Derivative Financial Instruments
Our derivative financial assets and liabilities include Swaps and FX forward contracts, valued using valuation models based on observable market inputs such as forward rates, interest rates, our own credit risk and the credit risk of our counterparties, which comprise investment-grade financial institutions. Based on these inputs, the derivative assets and liabilities are classified within Level 2 of the valuation hierarchy. We have not made any adjustments to the inputs obtained from the independent sources. Based on SFI’s recent entry into the Swaps, and our continued ability to enter into FX forward contracts, we consider the markets for our fair value instruments active. We primarily use the income approach, which uses valuation techniques to convert future amounts to a single present amount.
As of September 27, 2025 and December 31, 2024, the gross fair values of our derivative financial assets and liabilities, in aggregate, were $0.0 and $0.0 (gross assets) and $2.5 and $5.7 (gross liabilities), respectively. As of September 27, 2025, there had been no significant impact to the fair value of our derivative liabilities due to our own credit risk as the related instruments are collateralized under the Senior Credit Facilities.
Former Equity Security Investment
We previously held an investment in an equity security which was reflected at its net asset value in our consolidated balance sheet in prior years. The change in this former investment, based on the equity security’s most recently determined net asset value, was reflected in “Other expense, net” in our accompanying condensed consolidated statements of operations. The net asset value of this former investment, utilizing a practical expedient under relevant accounting guidance, was based on our ownership percentage of approximately 19.7%, applied to the equity security’s most recently determined net asset value. Effective December 30, 2024, through a series of distributions and contributions to and between entities ultimately wholly-owned by our Parent, we assigned all of our rights, title and interest in this former investment to SFI Equity Holding, LLC (a company independent of Redwood TopCo and also ultimately wholly-owned by our Parent), with such distribution reflected as a charge to “Accumulated deficit.”

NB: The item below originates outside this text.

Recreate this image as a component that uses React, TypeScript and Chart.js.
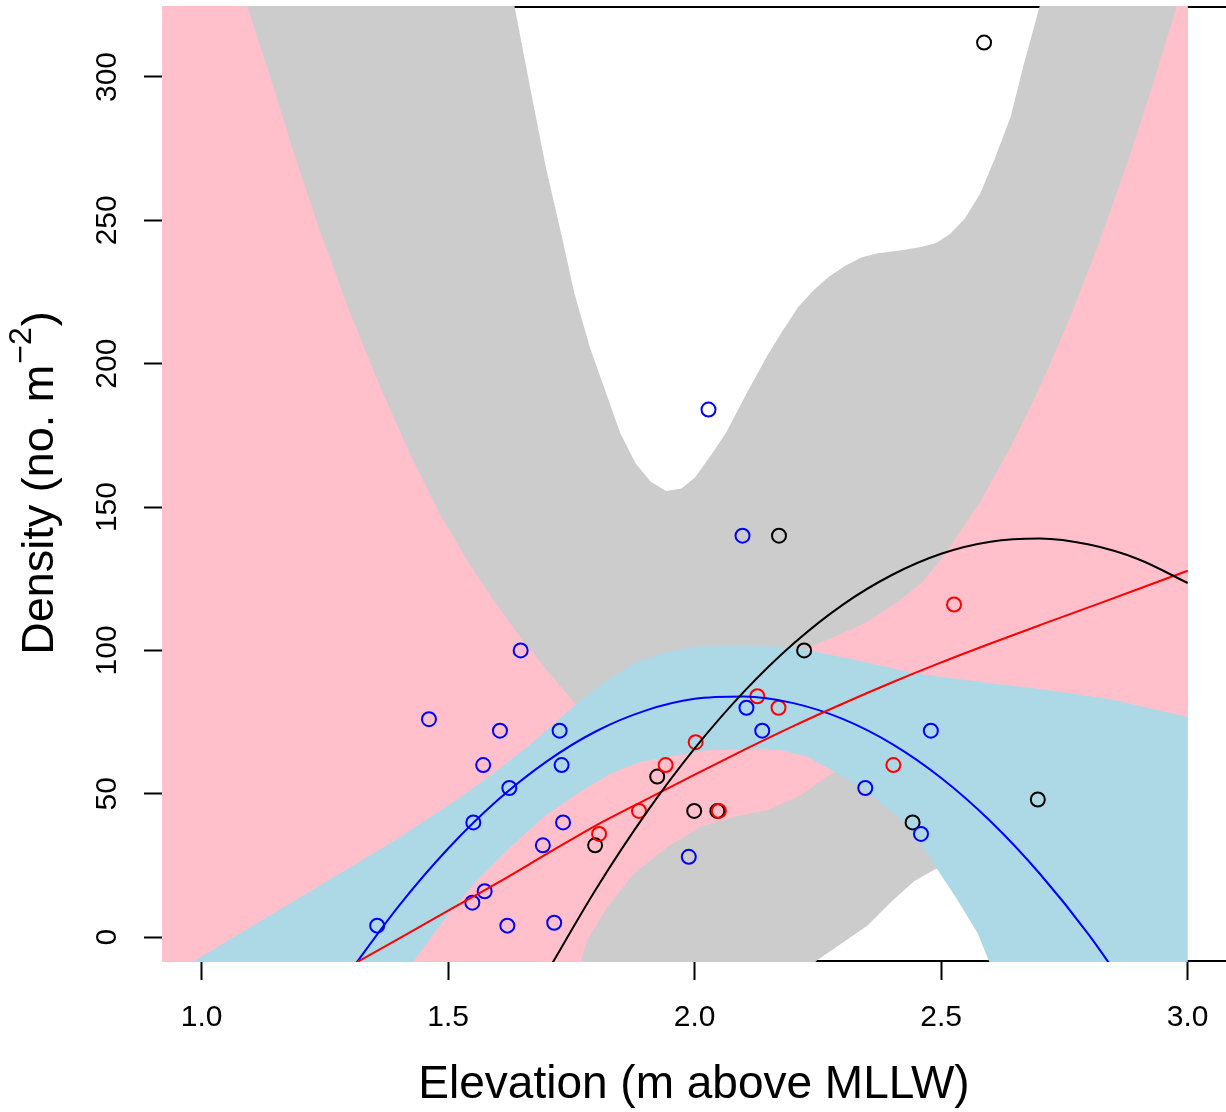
import React, { useEffect, useRef } from "react";
import { Chart, registerables } from "chart.js";

Chart.register(...registerables);

const FONT = "'Liberation Sans', Arial, Helvetica, sans-serif";

// ---- axes ----
const xTickValues = [1.0, 1.5, 2.0, 2.5, 3.0];
const yTickValues = [0, 50, 100, 150, 200, 250, 300];
const X_MIN = 0.9195;
const X_MAX = 3.0777;
const Y_MIN = -8.685;
const Y_MAX = 324.76;
const xTitle = "Elevation (m above MLLW)";
const yTitleMain = "Density (no. m";
const yTitleSup = "\u22122";
const yTitleEnd = ")";

// ---- observed points ----
const blueX = [1.356, 1.461, 1.549, 1.551, 1.571, 1.574, 1.605, 1.62, 1.624, 1.647, 1.692, 1.715, 1.726, 1.73, 1.733, 1.988, 2.028, 2.097, 2.105, 2.137, 2.346, 2.459, 2.479];
const blueY = [4, 76, 12, 40, 60, 16, 72, 4, 52, 100, 32, 5, 72, 60, 40, 28, 184, 140, 80, 72, 52, 36, 72];
const blackX = [1.798, 1.924, 1.999, 2.046, 2.171, 2.222, 2.442, 2.587, 2.696];
const blackY = [32, 56, 44, 44, 140, 100, 40, 312, 48];
const redX = [1.806, 1.887, 1.941, 2.002, 2.049, 2.127, 2.17, 2.403, 2.526];
const redY = [36, 44, 60, 68, 44, 84, 80, 60, 116];

// ---- fitted curves ----
const blueFitX = [1.3, 1.4, 1.5, 1.6, 1.7, 1.8, 1.9, 2.0, 2.1, 2.2, 2.3, 2.4, 2.5, 2.6, 2.7, 2.8, 2.9];
const blueFitY = [-12.2, 10.9, 30.9, 47.7, 61.3, 71.8, 79.0, 83.1, 83.9, 81.6, 76.1, 67.4, 55.5, 40.4, 22.1, 0.7, -24.0];
const redFitX = [1.3, 1.4, 1.5, 1.6, 1.7, 1.8, 1.9, 2.0, 2.1, 2.2, 2.3, 2.4, 2.5, 2.6, 2.7, 2.8, 2.9, 3.0];
const redFitY = [-10.2, -0.5, 9.2, 18.9, 29.0, 39.0, 47.9, 56.7, 65.3, 73.6, 81.4, 88.8, 95.8, 102.4, 108.8, 115.1, 121.4, 127.8];
const blackFitX = [1.7, 1.8, 1.9, 2.0, 2.1, 2.2, 2.3, 2.4, 2.5, 2.6, 2.7, 2.8, 2.9, 3.0];
const blackFitY = [-12.4, 16.8, 42.9, 65.8, 85.6, 102.3, 115.9, 126.3, 133.7, 137.9, 139.0, 136.9, 131.8, 123.5];

// ---- confidence bands (upper / lower bounds) ----
const grayUpperX = [0.91, 1.2, 1.5, 1.6, 1.635, 1.666, 1.698, 1.729, 1.756, 1.787, 1.818, 1.849, 1.88, 1.911, 1.942, 1.973, 2.0, 2.031, 2.063, 2.109, 2.148, 2.179, 2.21, 2.241, 2.272, 2.307, 2.338, 2.369, 2.42, 2.459, 2.49, 2.519, 2.548, 2.579, 2.61, 2.641, 2.668, 2.699, 2.73, 2.8, 3.0];
const grayUpperY = [1500, 900, 480, 358, 324.2, 296.5, 268.6, 245.5, 224.6, 205.9, 190.8, 175.8, 165.3, 158.8, 155.6, 156.5, 160.2, 167.5, 175.7, 190.8, 203.0, 211.7, 219.8, 225.6, 230.3, 234.3, 237.0, 238.4, 239.6, 240.7, 242.1, 245.4, 250.6, 259.3, 272.1, 286.1, 304.7, 324.2, 345, 395, 560];
const grayLowerX = [0.91, 1.5, 2.0, 2.2, 2.249, 2.3, 2.35, 2.4, 2.445, 2.485, 2.55, 2.65, 2.8, 3.0];
const grayLowerY = [-300, -150, -50, -16, -8, -2, 4, 12.5, 19.5, 23.4, 28, 34, 41, 48];

const pinkUpperX = [0.91, 1.0, 1.093, 1.139, 1.185, 1.24, 1.301, 1.362, 1.423, 1.483, 1.538, 1.592, 1.646, 1.7, 1.754, 1.78, 1.82, 1.87, 1.93, 2.0, 2.08, 2.16, 2.229, 2.276, 2.344, 2.412, 2.459, 2.499, 2.54, 2.581, 2.64, 2.7, 2.76, 2.82, 2.88, 2.93, 2.977, 3.0];
const pinkUpperY = [440, 382, 324.4, 300.0, 274.6, 246.2, 217.7, 192.0, 168.2, 147.6, 131.5, 117.5, 104.7, 93.1, 82.1, 77.5, 74.5, 74, 75.5, 80, 87, 94.5, 100.7, 104.2, 109.4, 116.9, 123.4, 131.5, 141.9, 152.4, 170.7, 191.8, 215.5, 242.0, 271.3, 297.7, 324.3, 337];
const pinkLowerX = [0.91, 1.5, 1.7, 1.769, 1.782, 1.823, 1.877, 1.945, 2.012, 2.08, 2.148, 2.215, 2.283, 2.35, 2.45, 2.6, 2.8, 3.0];
const pinkLowerY = [-400, -120, -40, -8.4, -1.0, 10.6, 22.2, 31.5, 38.5, 42.0, 44.3, 49.5, 57.6, 63, 67, 70, 72, 73];

const blueUpperX = [0.91, 0.984, 1.119, 1.254, 1.39, 1.525, 1.593, 1.66, 1.7, 1.755, 1.809, 1.877, 1.945, 2.012, 2.08, 2.148, 2.215, 2.33, 2.445, 2.58, 2.716, 2.851, 3.0];
const blueUpperY = [-16, -8.4, 5.5, 19.5, 33.5, 48.8, 57.3, 66.3, 72.2, 80.5, 88.0, 95.5, 99.5, 101.5, 101.8, 101.5, 100.7, 96.5, 92.0, 89.0, 86.2, 82.7, 76.8];
const blueLowerX = [0.91, 1.2, 1.35, 1.43, 1.491, 1.559, 1.627, 1.694, 1.762, 1.83, 1.89, 2.026, 2.127, 2.175, 2.229, 2.283, 2.344, 2.412, 2.459, 2.493, 2.533, 2.574, 2.597, 2.7, 3.0];
const blueLowerY = [-160, -70, -29, -8.4, 5.9, 19.8, 31.5, 42.0, 50.1, 57.1, 61.2, 65.2, 65.8, 65.2, 62.9, 57.7, 51.3, 42.0, 32.7, 23.4, 12.9, 1.3, -8.4, -55, -200];

const zip = (xs: number[], ys: number[]) => xs.map((x, i) => ({ x, y: ys[i] }));
const polygon = (ux: number[], uy: number[], lx: number[], ly: number[]) => [
  ...zip(ux, uy),
  ...zip(lx, ly).reverse(),
];

const band = (label: string, data: any[], color: string, order: number) => ({
  label,
  data,
  backgroundColor: color,
  borderColor: "rgba(0,0,0,0)",
  borderWidth: 0,
  pointRadius: 0,
  pointHoverRadius: 0,
  tension: 0,
  fill: "shape",
  showLine: true,
  order,
});

const fitLine = (label: string, data: any[], color: string, order: number) => ({
  label,
  data,
  borderColor: color,
  backgroundColor: color,
  borderWidth: 2,
  pointRadius: 0,
  pointHoverRadius: 0,
  fill: false,
  cubicInterpolationMode: "monotone",
  clip: 0,
  order,
});

const pts = (label: string, data: any[], color: string, order: number) => ({
  label,
  data,
  showLine: false,
  fill: false,
  borderColor: color,
  backgroundColor: "rgba(0,0,0,0)",
  pointBorderColor: color,
  pointBackgroundColor: "rgba(0,0,0,0)",
  pointRadius: 7,
  pointHoverRadius: 7,
  pointBorderWidth: 2,
  order,
});

const boxPlugin = {
  id: "rbox",
  beforeDatasetsDraw(chart: any) {
    const { ctx, chartArea: a } = chart;
    ctx.save();
    ctx.strokeStyle = "#000";
    ctx.lineWidth = 2;
    ctx.beginPath();
    ctx.moveTo(a.left, a.top + 1);
    ctx.lineTo(a.right, a.top + 1);
    ctx.moveTo(a.left, a.bottom - 1);
    ctx.lineTo(a.right, a.bottom - 1);
    ctx.moveTo(a.left + 1, a.top);
    ctx.lineTo(a.left + 1, a.bottom);
    ctx.stroke();
    ctx.restore();
  },
};

const yTitlePlugin = {
  id: "ytitle",
  afterDraw(chart: any) {
    const { ctx, chartArea: a } = chart;
    const cy = (a.top + a.bottom) / 2;
    const mainFont = `45px ${FONT}`;
    const supFont = `32px ${FONT}`;
    ctx.save();
    ctx.translate(53, cy);
    ctx.rotate(-Math.PI / 2);
    ctx.fillStyle = "#000";
    ctx.textBaseline = "alphabetic";
    ctx.textAlign = "left";
    ctx.font = mainFont;
    const w1 = ctx.measureText(yTitleMain).width;
    const w3 = ctx.measureText(yTitleEnd).width;
    ctx.font = supFont;
    const w2 = ctx.measureText(yTitleSup).width;
    let x = -(w1 + w2 + w3) / 2;
    ctx.font = mainFont;
    ctx.fillText(yTitleMain, x, 0);
    x += w1;
    ctx.font = supFont;
    ctx.fillText(yTitleSup, x + 1, -22);
    x += w2 + 2;
    ctx.font = mainFont;
    ctx.fillText(yTitleEnd, x, 0);
    ctx.restore();
  },
};

export default function App() {
  const ref = useRef<HTMLCanvasElement | null>(null);

  useEffect(() => {
    if (!ref.current) return;
    const chart = new Chart(ref.current, {
      type: "line",
      data: {
        datasets: [
          band("gray band", polygon(grayUpperX, grayUpperY, grayLowerX, grayLowerY), "#CCCCCC", 30),
          band("pink band", polygon(pinkUpperX, pinkUpperY, pinkLowerX, pinkLowerY), "#FFC0CB", 29),
          band("lightblue band", polygon(blueUpperX, blueUpperY, blueLowerX, blueLowerY), "#ADD8E6", 28),
          pts("black points", zip(blackX, blackY), "#000000", 20),
          pts("blue points", zip(blueX, blueY), "#0000FF", 19),
          pts("red points", zip(redX, redY), "#FF0000", 18),
          fitLine("blue fit", zip(blueFitX, blueFitY), "#0000FF", 12),
          fitLine("red fit", zip(redFitX, redFitY), "#FF0000", 11),
          fitLine("black fit", zip(blackFitX, blackFitY), "#000000", 10),
        ] as any,
      },
      options: {
        animation: false,
        responsive: false,
        devicePixelRatio: 1,
        events: [],
        layout: { padding: { top: 6, left: 0, right: 0, bottom: 0 }, autoPadding: false } as any,
        elements: { line: { capBezierPoints: false } },
        plugins: { legend: { display: false }, tooltip: { enabled: false } },
        scales: {
          x: {
            type: "linear",
            position: "bottom",
            min: X_MIN,
            max: X_MAX,
            bounds: "data",
            afterBuildTicks: (s: any) => {
              s.ticks = xTickValues.map((v) => ({ value: v }));
            },
            afterFit: (s: any) => {
              s.height = 150;
              s.paddingLeft = 0;
              s.paddingRight = 0;
            },
            ticks: {
              autoSkip: false,
              minRotation: 0,
              maxRotation: 0,
              padding: 20,
              color: "#000",
              font: { family: FONT, size: 30 },
              callback: (v: any) => Number(v).toFixed(1),
            },
            grid: { drawOnChartArea: false, drawTicks: true, tickLength: 18, tickWidth: 2, tickColor: "#000" },
            border: { display: false },
            title: {
              display: true,
              text: xTitle,
              color: "#000",
              font: { family: FONT, size: 46, lineHeight: 1 },
              padding: { top: 0, bottom: 4 },
            },
          },
          y: {
            type: "linear",
            position: "left",
            min: Y_MIN,
            max: Y_MAX,
            bounds: "data",
            afterBuildTicks: (s: any) => {
              s.ticks = yTickValues.map((v) => ({ value: v }));
            },
            afterFit: (s: any) => {
              s.width = 162;
              s.paddingTop = 0;
              s.paddingBottom = 0;
            },
            ticks: {
              autoSkip: false,
              minRotation: 90,
              maxRotation: 90,
              crossAlign: "center",
              padding: 11,
              color: "#000",
              font: { family: FONT, size: 30 },
              callback: (v: any) => String(v),
            },
            grid: { drawOnChartArea: false, drawTicks: true, tickLength: 18, tickWidth: 2, tickColor: "#000" },
            border: { display: false },
            title: { display: false },
          },
        },
      } as any,
      plugins: [boxPlugin, yTitlePlugin],
    });
    return () => chart.destroy();
  }, []);

  return (
    <div style={{ position: "absolute", left: 0, top: 0, width: 1226, height: 1112, background: "#fff" }}>
      <canvas ref={ref} width={1226} height={1112} style={{ display: "block" }} />
    </div>
  );
}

We recorded a loss of $4.1 in the nine months ended September 28, 2024, to “Other expense, net” in our accompanying condensed consolidated statements of operations, reflecting a decrease in the estimated fair value of the equity security for such period.
22
LSF11 REDWOOD TOPCO LLC AND SUBSIDIARIES
NOTES TO CONDENSED CONSOLIDATED FINANCIAL STATEMENTS (CONTINUED)
(Unaudited; in millions, except per unit data, and unless otherwise noted)
Goodwill, Indefinite-Lived Intangible and Other Long-Lived Assets
Certain of our non-financial assets are subject to impairment analyses, including long-lived assets, indefinite-lived intangible assets and goodwill. We review the carrying amounts of such assets whenever events or changes in circumstances indicate that the carrying amounts may not be recoverable or at least annually for indefinite-lived intangible assets and goodwill. Any resulting impairment would require that the asset be recorded at its fair value.
As of September 27, 2025 and December 31, 2024, no significant non-financial assets or liabilities of the Company were required to be measured at fair value on a recurring or non-recurring basis. See Note 6 for further information regarding our goodwill and intangibles impairment testing performed during our fourth quarter of 2024.
| (13) | SUBSEQUENT EVENTS |
Management has performed an analysis of the activities and transactions subsequent to September 27, 2025 to determine the need for any adjustments to and/or disclosures within the financial statements for the year-to-date period ended September 27, 2025. Management has performed its analysis through December 3, 2025, the date on which the financial statements were available to be issued. No subsequent events have occurred that would require recognition or disclosure within the financial statements.